Waiting does not mean doing nothing. It means responding instead of initiating. It means letting the invitation find you, which requires the radical act of trusting your own value without external proof.
Your Authority, whether Emotional, Splenic, Mental, or another, is the inner compass that makes waiting intelligent rather than avoidant. For an anxiously attached Projector with Emotional Authority, waiting through the emotional wave before deciding anything is non-negotiable. Decisions made in the heat of the wave will almost always reinforce the pattern.
Practical Steps
1. Track bitterness as a signal, not a truth. When you feel it rising, ask what you are pushing for that wants to be received instead.

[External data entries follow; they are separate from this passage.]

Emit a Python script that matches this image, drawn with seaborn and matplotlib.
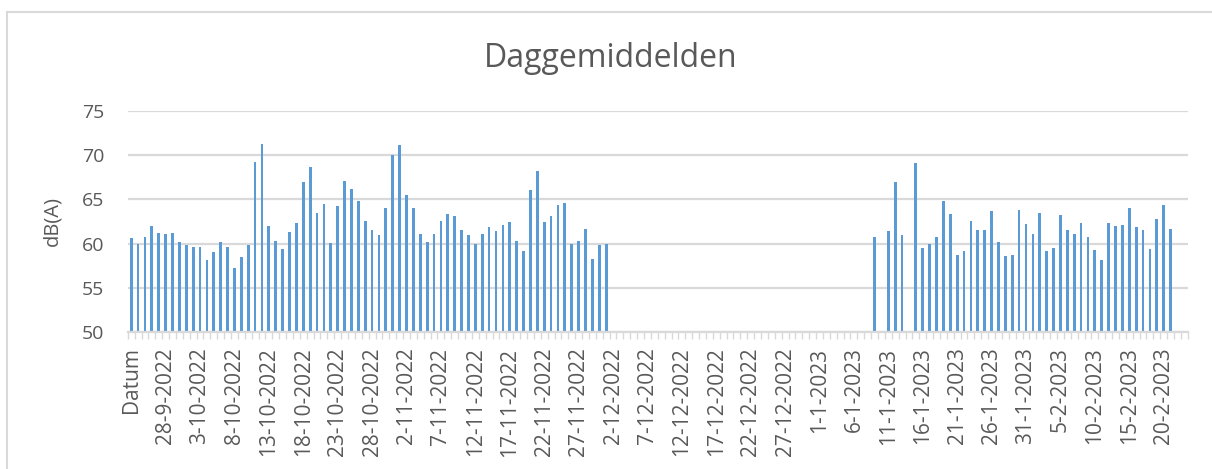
import matplotlib
matplotlib.use("Agg")
import matplotlib.pyplot as plt
from matplotlib.lines import Line2D
import seaborn as sns
import pandas as pd
import numpy as np

nan = np.nan

# categories: header row "Datum" followed by the daily dates
dates = pd.date_range("2022-09-24", "2023-02-23", freq="D")
categories = ["Datum"] + [f"{d.day}-{d.month}-{d.year}" for d in dates]

# daily average in dB(A), gaps = no measurement
values_autumn = [
    60.6, 60.0, 60.7, 62.0, 61.2, 61.1, 61.2, 60.2, 59.9, 59.6,
    59.6, 58.1, 59.1, 60.2, 59.6, 57.3, 58.5, 59.9, 69.2, 71.2,
    62.0, 60.3, 59.4, 61.3, 62.3, 66.9, 68.7, 63.5, 64.5, 60.1,
    64.2, 67.1, 66.2, 64.8, 62.5, 61.5, 61.0, 64.0, 70.0, 71.1,
    65.5, 64.0, 61.1, 60.2, 61.1, 62.5, 63.4, 63.1, 61.5, 61.0,
    60.0, 61.1, 61.9, 61.4, 62.1, 62.4, 60.3, 59.2, 66.1, 68.2,
    62.4, 63.1, 64.4, 64.6, 60.0, 60.3, 61.6, 58.3, 59.9, 60.0,
]
values_gap = [nan] * 38
values_winter = [
    60.8, nan, 61.4, 67.0, 61.0, nan, 69.1, 59.5, 60.0, 60.7,
    64.8, 63.4, 58.7, 59.2, 62.5, 61.5, 61.5, 63.7, 60.2, 58.6,
    58.7, 63.8, 62.2, 61.1, 63.5, 59.2, 59.5, 63.2, 61.5, 61.1,
    62.3, 60.8, 59.3, 58.2, 62.3, 62.0, 62.1, 64.0, 61.9, 61.5,
    59.4, 62.8, 64.4, 61.6,
]
values_tail = [nan, nan]
values = values_autumn + values_gap + values_winter + values_tail

df = pd.DataFrame({"Datum": categories, "dB(A)": values})

plt.rcParams["font.family"] = ["Open Sans", "DejaVu Sans"]
text_color = "#595959"
grid_color = "#D9D9D9"

fig = plt.figure(figsize=(12.12, 4.69), dpi=100)
ax = fig.add_axes([0.1054, 0.2915, 0.8746, 0.4725])

sns.barplot(data=df, x="Datum", y="dB(A)", order=categories,
            color="#5B9BD5", width=0.4, saturation=1, ax=ax)

ax.set_ylim(50, 75)
ax.set_xlim(-0.5, len(categories) - 0.5)
ax.set_yticks([50, 55, 60, 65, 70, 75])
ax.yaxis.grid(True, color=grid_color, linewidth=1.6)
ax.set_axisbelow(True)
for side in ["left", "right", "top"]:
    ax.spines[side].set_visible(False)
ax.spines["bottom"].set_color(grid_color)
ax.spines["bottom"].set_linewidth(1.6)

major = list(range(0, len(categories), 5))
ax.set_xticks(major)
ax.set_xticklabels([categories[i] for i in major], rotation=90)
ax.set_xticks(np.arange(-0.5, len(categories), 1), minor=True)
ax.tick_params(axis="x", which="major", length=0, pad=11,
               labelsize=15, labelcolor=text_color)
ax.tick_params(axis="x", which="minor", length=5, width=1, color=grid_color)
ax.tick_params(axis="y", length=0, pad=17, labelsize=14, labelcolor=text_color)

ax.set_xlabel("")
ax.set_ylabel("dB(A)", fontsize=14.5, color=text_color)
ax.yaxis.set_label_coords(-0.062, 0.5)

fig.text(0.504, 0.875, "Daggemiddelden", ha="center", va="center",
         fontsize=23, color=text_color)

# chart area border (top and left edges visible)
fig.add_artist(Line2D([7 / 1212, 1], [1 - 12 / 469] * 2, transform=fig.transFigure,
                      color=grid_color, linewidth=1.5))
fig.add_artist(Line2D([7 / 1212] * 2, [0, 1 - 12 / 469], transform=fig.transFigure,
                      color=grid_color, linewidth=1.5))

fig.savefig("out.png", dpi=100)
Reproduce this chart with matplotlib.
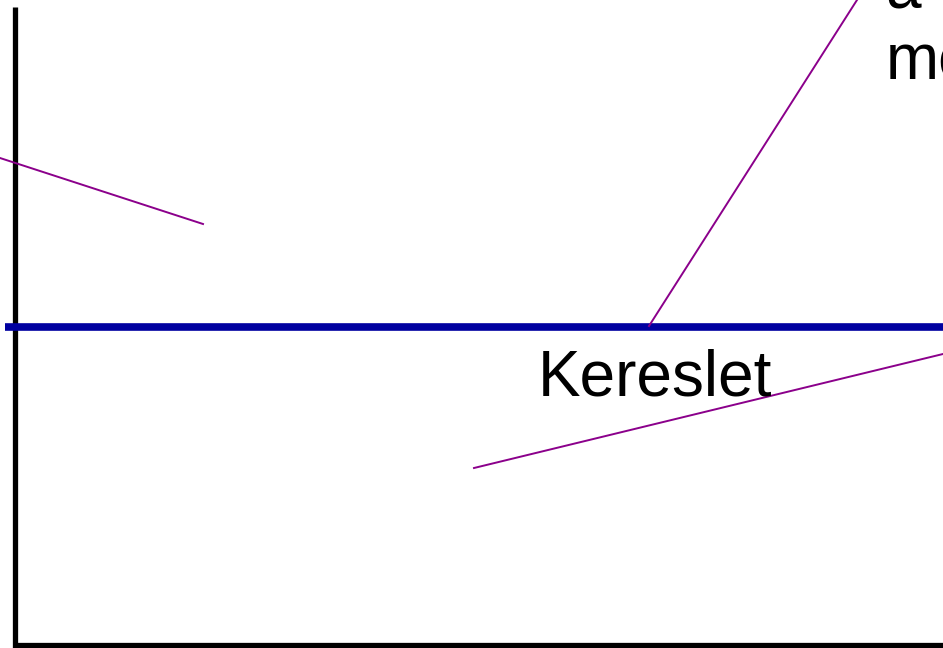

2. Rest before you respond. The Projector system is designed to need significant rest. Exhaustion amplifies anxious patterns. Sleep is not optional; it is corrective.
3. Practice micro-invitations. Start with low-stakes situations. Let someone ask you to coffee. Let a friend initiate the call. Notice that invitations do come.
4. Separate absorbed emotion from your own. With an open Solar Plexus, ask, "Is this mine?" before you act on a feeling.
5. Cultivate self-recognition. The antidote to anxious attachment is not a more attentive partner. It is a relationship with yourself that does not depend on the next interaction.
The Other Side
When a Projector with anxious tendencies learns to wait, rest, and trust their Authority, the focused aura relaxes. It stops grasping and starts magnetizing. People feel seen by a Projector who is not trying, and they lean in. Success, the Projector's Signature, begins to land naturally, because it was never meant to be chased.
The anxious pattern does not vanish overnight. But the Projector Design gives you a structure for living that, when followed, makes the pattern increasingly difficult to maintain. You were designed to be recognized. The work is to stop demanding it and start deserving it, in the deepest sense, from yourself.